Directions for this task> Write out the listing, please, but only from its first line through the line containing "ax = fig.add_axes([105/540, 1", exactly as given and without pictures.

BEGIN Available data

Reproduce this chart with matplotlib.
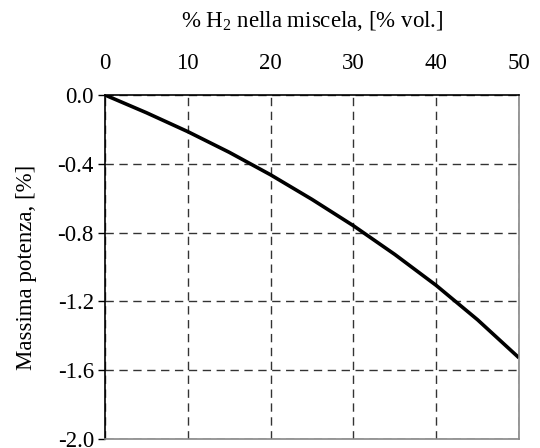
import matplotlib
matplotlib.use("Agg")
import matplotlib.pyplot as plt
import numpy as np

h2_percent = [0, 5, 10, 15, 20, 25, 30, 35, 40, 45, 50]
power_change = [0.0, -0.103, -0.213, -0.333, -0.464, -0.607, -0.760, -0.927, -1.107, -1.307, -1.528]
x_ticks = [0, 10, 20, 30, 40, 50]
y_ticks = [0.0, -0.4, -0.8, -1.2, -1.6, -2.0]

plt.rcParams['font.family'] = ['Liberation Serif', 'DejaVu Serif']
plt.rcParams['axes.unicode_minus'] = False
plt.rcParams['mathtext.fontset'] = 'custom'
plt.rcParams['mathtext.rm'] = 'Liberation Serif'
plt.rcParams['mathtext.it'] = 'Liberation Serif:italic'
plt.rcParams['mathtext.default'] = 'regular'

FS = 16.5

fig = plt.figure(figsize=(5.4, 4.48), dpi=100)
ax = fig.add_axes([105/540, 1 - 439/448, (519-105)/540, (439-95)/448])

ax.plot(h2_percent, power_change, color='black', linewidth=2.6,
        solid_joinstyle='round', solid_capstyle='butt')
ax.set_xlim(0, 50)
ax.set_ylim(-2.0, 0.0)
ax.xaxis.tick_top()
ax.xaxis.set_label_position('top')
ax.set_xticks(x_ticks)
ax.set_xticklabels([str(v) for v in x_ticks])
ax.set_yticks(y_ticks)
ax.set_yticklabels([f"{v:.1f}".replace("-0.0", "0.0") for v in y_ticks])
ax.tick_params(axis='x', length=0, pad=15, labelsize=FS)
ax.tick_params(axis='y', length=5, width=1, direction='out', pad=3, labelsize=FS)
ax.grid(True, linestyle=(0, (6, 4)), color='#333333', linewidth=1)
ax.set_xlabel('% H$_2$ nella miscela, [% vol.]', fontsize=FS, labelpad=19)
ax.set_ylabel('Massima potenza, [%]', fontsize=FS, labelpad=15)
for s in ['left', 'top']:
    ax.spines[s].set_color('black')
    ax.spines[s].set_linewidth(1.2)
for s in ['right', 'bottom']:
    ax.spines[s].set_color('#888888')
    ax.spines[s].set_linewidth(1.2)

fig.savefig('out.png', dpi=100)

END Available data

Solution for this problem>
Reproduce this chart with matplotlib.
import matplotlib
matplotlib.use("Agg")
import matplotlib.pyplot as plt
import numpy as np

h2_percent = [0, 5, 10, 15, 20, 25, 30, 35, 40, 45, 50]
power_change = [0.0, -0.103, -0.213, -0.333, -0.464, -0.607, -0.760, -0.927, -1.107, -1.307, -1.528]
x_ticks = [0, 10, 20, 30, 40, 50]
y_ticks = [0.0, -0.4, -0.8, -1.2, -1.6, -2.0]

plt.rcParams['font.family'] = ['Liberation Serif', 'DejaVu Serif']
plt.rcParams['axes.unicode_minus'] = False
plt.rcParams['mathtext.fontset'] = 'custom'
plt.rcParams['mathtext.rm'] = 'Liberation Serif'
plt.rcParams['mathtext.it'] = 'Liberation Serif:italic'
plt.rcParams['mathtext.default'] = 'regular'

FS = 16.5

fig = plt.figure(figsize=(5.4, 4.48), dpi=100)
ax = fig.add_axes([105/540, 1 - 439/448, (519-105)/540, (439-95)/448])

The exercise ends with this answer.